Nifty Neighbors: Mister Rogers and Jesus Christ
by Tracy Emerick, Ph.D.
BookSide Press

"Nifty neighbors are people whom you shared fond memories with and who showed you the best qualities of a neighbor."

Author Emerick sets his sights on two well-known “nifty neighbors” in this absorbing narrative. Fred Rogers, in his widely watched television persona as “Mr. Rogers,” is effectively compared with Jesus Christ with his millions of followers. The faith Jesus initiated is still the largest worldwide. Meanwhile, Mr.Roger's legacy of quiet compassion continues in the lives of those he influenced.

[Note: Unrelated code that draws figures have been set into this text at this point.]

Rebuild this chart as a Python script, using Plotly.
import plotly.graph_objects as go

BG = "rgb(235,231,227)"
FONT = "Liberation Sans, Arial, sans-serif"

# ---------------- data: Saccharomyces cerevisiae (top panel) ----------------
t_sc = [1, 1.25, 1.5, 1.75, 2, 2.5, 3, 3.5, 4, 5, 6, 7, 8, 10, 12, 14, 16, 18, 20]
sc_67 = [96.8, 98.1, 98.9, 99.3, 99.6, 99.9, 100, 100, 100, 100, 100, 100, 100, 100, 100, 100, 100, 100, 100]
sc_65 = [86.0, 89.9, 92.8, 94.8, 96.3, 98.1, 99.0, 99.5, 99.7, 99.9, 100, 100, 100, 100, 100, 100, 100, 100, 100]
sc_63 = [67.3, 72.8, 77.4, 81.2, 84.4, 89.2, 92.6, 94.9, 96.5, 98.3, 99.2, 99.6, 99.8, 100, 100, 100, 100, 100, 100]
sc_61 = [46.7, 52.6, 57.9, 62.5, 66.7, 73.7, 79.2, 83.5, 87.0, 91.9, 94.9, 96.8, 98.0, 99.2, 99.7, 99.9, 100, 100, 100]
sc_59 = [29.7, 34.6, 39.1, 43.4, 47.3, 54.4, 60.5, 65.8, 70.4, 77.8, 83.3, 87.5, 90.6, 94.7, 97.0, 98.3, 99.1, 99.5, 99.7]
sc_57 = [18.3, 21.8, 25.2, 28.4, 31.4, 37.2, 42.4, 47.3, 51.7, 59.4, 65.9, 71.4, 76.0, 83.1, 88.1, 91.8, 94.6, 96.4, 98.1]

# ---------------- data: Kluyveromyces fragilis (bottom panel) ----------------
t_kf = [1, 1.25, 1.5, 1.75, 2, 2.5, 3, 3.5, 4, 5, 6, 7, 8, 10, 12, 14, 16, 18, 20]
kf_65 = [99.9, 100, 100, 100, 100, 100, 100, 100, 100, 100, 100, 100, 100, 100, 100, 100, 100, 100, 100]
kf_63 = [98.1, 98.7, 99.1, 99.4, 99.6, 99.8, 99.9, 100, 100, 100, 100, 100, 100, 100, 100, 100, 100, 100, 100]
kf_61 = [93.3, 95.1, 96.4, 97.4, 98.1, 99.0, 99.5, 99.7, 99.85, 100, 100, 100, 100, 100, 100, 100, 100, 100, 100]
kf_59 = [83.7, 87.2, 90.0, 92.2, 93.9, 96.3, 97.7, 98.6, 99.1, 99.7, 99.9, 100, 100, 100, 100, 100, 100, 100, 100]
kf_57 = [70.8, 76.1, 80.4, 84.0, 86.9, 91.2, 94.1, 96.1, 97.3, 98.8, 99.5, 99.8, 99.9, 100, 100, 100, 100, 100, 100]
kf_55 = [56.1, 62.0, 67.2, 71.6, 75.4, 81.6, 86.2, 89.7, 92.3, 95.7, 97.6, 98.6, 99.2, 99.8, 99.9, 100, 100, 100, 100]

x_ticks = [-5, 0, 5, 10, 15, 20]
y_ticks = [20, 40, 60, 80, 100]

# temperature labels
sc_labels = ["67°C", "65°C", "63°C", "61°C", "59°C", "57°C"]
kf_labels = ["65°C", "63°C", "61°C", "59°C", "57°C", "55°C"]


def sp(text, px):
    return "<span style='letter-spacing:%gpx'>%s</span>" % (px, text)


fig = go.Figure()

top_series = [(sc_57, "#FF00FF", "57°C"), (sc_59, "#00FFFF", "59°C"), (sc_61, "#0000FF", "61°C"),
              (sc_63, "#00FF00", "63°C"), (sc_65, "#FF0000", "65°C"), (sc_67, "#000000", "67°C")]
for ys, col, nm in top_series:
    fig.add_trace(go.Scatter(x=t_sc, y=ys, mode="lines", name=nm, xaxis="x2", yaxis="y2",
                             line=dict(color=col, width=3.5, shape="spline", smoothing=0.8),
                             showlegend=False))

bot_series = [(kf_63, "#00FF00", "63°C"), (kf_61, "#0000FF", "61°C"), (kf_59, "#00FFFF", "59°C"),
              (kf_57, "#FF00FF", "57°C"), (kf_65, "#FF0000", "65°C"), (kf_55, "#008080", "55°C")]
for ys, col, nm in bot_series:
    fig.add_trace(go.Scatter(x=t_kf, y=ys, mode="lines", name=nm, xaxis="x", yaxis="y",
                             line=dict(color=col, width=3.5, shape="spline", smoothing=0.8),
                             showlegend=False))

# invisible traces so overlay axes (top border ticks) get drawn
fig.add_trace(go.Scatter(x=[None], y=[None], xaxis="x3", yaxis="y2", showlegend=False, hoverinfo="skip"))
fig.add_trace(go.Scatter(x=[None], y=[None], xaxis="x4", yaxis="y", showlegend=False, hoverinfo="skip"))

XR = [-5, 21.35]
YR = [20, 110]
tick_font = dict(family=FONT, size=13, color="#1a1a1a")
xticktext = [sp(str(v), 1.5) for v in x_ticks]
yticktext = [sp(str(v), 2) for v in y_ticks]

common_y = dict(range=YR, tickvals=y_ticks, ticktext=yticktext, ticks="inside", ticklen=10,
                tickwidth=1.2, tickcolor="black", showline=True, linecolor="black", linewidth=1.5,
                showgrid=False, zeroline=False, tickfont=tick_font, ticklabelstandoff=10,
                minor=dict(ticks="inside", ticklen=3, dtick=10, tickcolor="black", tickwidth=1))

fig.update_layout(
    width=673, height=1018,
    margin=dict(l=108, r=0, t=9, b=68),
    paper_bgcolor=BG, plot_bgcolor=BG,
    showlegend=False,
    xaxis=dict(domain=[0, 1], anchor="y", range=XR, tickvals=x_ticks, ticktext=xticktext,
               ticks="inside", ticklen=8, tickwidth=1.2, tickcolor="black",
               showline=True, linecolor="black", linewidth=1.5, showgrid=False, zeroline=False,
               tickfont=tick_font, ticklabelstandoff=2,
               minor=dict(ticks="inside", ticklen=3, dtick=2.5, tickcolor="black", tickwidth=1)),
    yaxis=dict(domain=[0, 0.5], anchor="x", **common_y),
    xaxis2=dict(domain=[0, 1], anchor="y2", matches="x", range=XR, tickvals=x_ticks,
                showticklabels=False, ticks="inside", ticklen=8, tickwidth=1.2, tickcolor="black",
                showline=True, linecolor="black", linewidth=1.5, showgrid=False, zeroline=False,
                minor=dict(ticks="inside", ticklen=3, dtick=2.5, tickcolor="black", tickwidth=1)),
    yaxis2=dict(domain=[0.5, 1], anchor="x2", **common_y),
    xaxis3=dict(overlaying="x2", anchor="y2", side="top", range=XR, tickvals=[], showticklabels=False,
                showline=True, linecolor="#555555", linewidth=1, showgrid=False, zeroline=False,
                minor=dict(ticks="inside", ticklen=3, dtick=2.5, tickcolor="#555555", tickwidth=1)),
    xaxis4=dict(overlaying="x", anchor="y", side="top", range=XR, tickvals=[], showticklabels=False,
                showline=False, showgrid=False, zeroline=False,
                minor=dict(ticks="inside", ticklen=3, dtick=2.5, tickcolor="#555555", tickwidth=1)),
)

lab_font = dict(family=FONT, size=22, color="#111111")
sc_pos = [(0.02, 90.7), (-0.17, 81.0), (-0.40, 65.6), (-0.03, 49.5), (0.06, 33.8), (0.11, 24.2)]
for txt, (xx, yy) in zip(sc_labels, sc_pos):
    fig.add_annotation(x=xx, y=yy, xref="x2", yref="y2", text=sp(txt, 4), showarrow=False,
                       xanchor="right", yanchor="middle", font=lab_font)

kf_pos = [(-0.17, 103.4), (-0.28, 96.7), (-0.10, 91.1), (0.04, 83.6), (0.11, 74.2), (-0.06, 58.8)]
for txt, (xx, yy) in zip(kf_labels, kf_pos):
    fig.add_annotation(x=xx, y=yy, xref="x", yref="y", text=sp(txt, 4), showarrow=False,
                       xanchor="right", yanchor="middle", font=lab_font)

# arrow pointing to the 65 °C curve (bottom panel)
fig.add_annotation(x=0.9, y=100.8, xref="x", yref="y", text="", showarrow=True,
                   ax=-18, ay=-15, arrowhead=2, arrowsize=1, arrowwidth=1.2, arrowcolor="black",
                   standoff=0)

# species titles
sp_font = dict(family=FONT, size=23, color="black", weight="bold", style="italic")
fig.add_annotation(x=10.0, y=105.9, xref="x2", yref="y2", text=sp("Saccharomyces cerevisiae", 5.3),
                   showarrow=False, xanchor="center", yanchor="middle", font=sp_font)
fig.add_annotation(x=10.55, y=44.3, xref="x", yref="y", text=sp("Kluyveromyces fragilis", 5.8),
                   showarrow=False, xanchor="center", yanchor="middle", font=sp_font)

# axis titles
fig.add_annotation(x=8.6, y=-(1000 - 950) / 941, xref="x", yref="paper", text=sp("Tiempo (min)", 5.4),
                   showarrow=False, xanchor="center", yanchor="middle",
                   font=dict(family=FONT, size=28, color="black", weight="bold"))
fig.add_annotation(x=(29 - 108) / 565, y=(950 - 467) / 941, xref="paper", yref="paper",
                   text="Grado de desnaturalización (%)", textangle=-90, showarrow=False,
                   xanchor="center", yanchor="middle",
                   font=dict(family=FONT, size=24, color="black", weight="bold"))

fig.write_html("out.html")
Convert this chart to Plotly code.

For thirty-three years, Rogers, a Presbyterian minister, created, produced, and hosted every episode of his series, Mr. Rogers’ Neighborhood, which targeted preschool children. Emerick describes the show’s opening, with its star singing the well-known song “Won’t You Be My Neighbor?” as he walks into his house, takes off his formal coat and tie, and dons a sweater and sneakers. The author cogently observes that the wardrobe alteration signified his wish to be seen as a plain, easy-to-know neighbor, and his song invited that same notion. The author compares this presentation to that of Jesus—born in humble surroundings yet able to meet and directly attract and assist hundreds of people while speaking strongly of the role of neighbors in the life of those who truly followed God. One striking example is Jesus’ story of the Good Samaritan, who offered his assistance to a fallen, wounded Jewish man, even though the two people groups represented in the parable were well known to be enemies. Jesus often repeated the principle that to live a spiritual life, one must love his or her neighbor.

Who, then, is a nifty neighbor? Emerick suggests that neighbors may be close geographically or close in one’s heart. A neighbor will be someone remembered fondly, helped in any possible way when in need, and prayed for. For instance, Rogers undertook the challenge of many controversial issues, in a subtle, sweet way, such as creating a Black policeman in his imaginary neighborhood. At a time when swimming pools were still segregated, Mr. Rogers made a point of dipping his feet in the same pool with the officer and sharing a towel with him.

Author Emerick, with degrees in philosophy and business administration, a career in business, and experience in state and local government and church work, has here developed an absorbing theme—the comparison of an admirable, earthly character with the eternal example of Jesus. The author depicts Fred Rogers, who garnered many significant awards in his career, as showing an abiding concern for children and how and what they learn, not in the academic framework, but at home, with family, friends, and community. Seen within Emerick’s contemplative focus, Mr. Rogers, a devout Christian, never “preached” to his viewers but instead devised realistic, action-filled “parables” that offered practical guidance for situations they might encounter. This clearly corresponds to the way Jesus instructed his followers as recorded in the Holy Bible, utilizing brief, striking statements and morality-based stories that deeply touched a wide following.

Emerick has organized his comparisons neatly, including “12 Good Neighbor Lessons” conveyed by Mr. Rogers, along with biblical evidence that the necessity of “loving thy neighbor” was a central message of the ministry of Jesus Christ. Readers will doubtless gather from Emerick’s assessment that kindness, tolerance, and generosity generate nifty neighboring relationships, giving food for further thought and lively discussion.